According to Age and Aging, approximately 1 billion people worldwide are experiencing vitamin D deficiency and the elderly are particularly at risk. This deficiency can have a tremendous impact upon seniors. As a caregiver, it is important to know what to look out for and how you can help your loved one obtain the amount they need of this important nutrient.
What Vitamin D Does For the Human Body
Vitamin D is involved in a number of physiological functions. This includes the maintenance of skeletal health as well as the nervous and endocrine systems. Deficiency in this vitamin appears to affect the cardiovascular system as well. Diseases associated with low levels of this vitamin include osteoporosis and associated fractures, decreasing muscle strength, high blood pressure, type 2 diabetes, cancer, heart disease, stroke, depression and cognitive decline.
Issues with Vitamin D Absorption and the Elderly
Seniors have specific issues when it comes to obtaining the recommended dose of vitamin D. Much of this vitamin is derived from the sun. The National Institute of Health recommends 5 to 30 minutes of sun exposure without sun-block at least twice a week. The elderly, however, are prone to protect their skin from direct sunlight due to progressive damage and the increasing possibility of skin cancers. In addition, changes in aging skin make it more difficult to synthesize this important nutrient.

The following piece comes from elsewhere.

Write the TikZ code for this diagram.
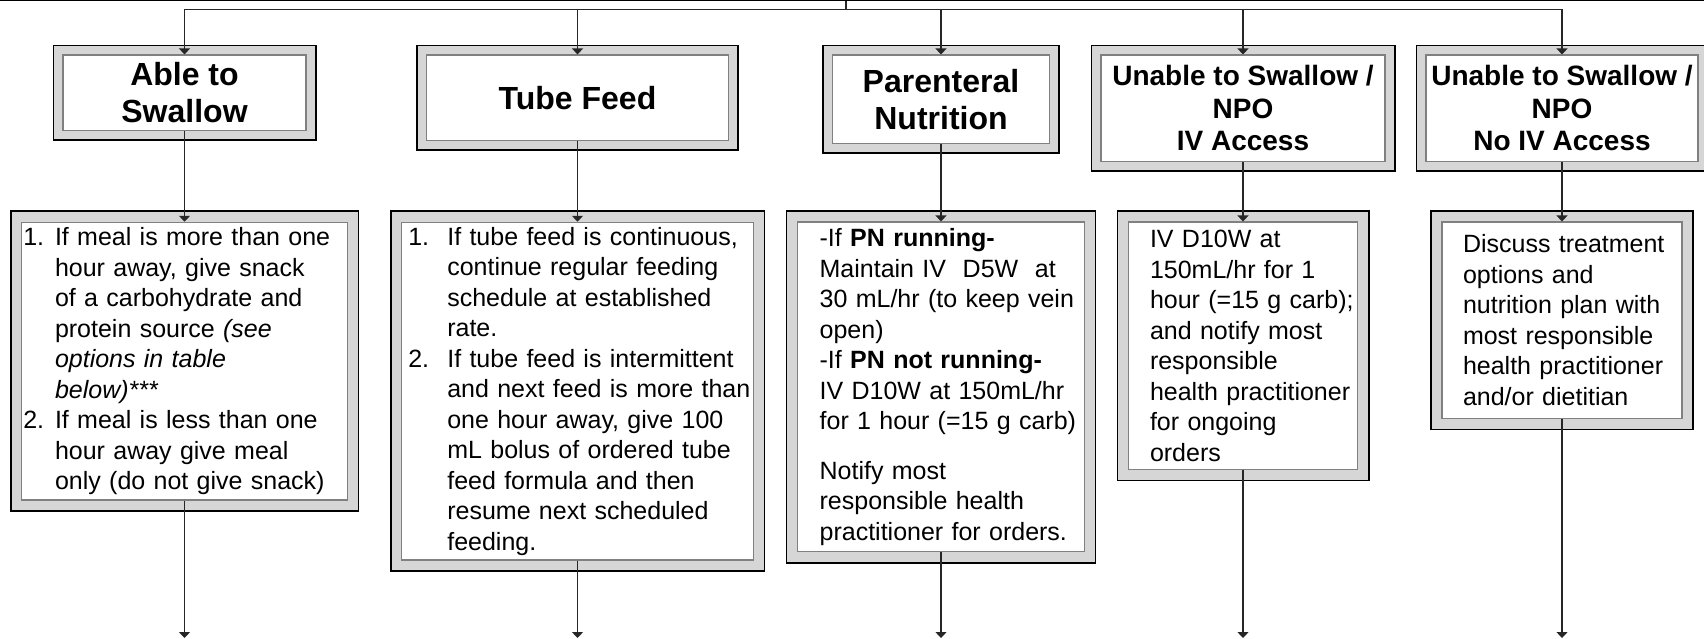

Symptoms of Vitamin D Deficiency
It is difficult to detect the subtle symptoms of vitamin D deficiency. Many of the possible signs mimic other diseases or the aging process in general. A few of these include: fatigue, high blood pressure, headaches, muscle pain and weakness, restless sleep, weight gain and joint pain.
Sources of Vitamin D
To make up for the diminishing ability to synthesize vitamin D from the sun, consider adding food sources into your parent’s diet. These include salmon, tuna, beef liver, cod liver oil, cheese, egg yolks and fortified food such as milk and cereal. It is difficult to obtain all the necessary vitamin D from diet alone. Recommended supplementation for individuals up to 70 years of age is 600 IU per day. This recommended dose rises to 800 IU per day for those people who are age 71 or older.
Home Care Provider
If your parent is suffering from any of the effects of low vitamin D intake or is unable to perform the necessary everyday tasks of living, consider obtaining the services of a home care provider. These professionals can do the grocery shopping and prepare healthy foods with the elderly in mind. They can accompany your parent on daily walks and provide that all-important aspect of a healthy and happy lifestyle—companionship.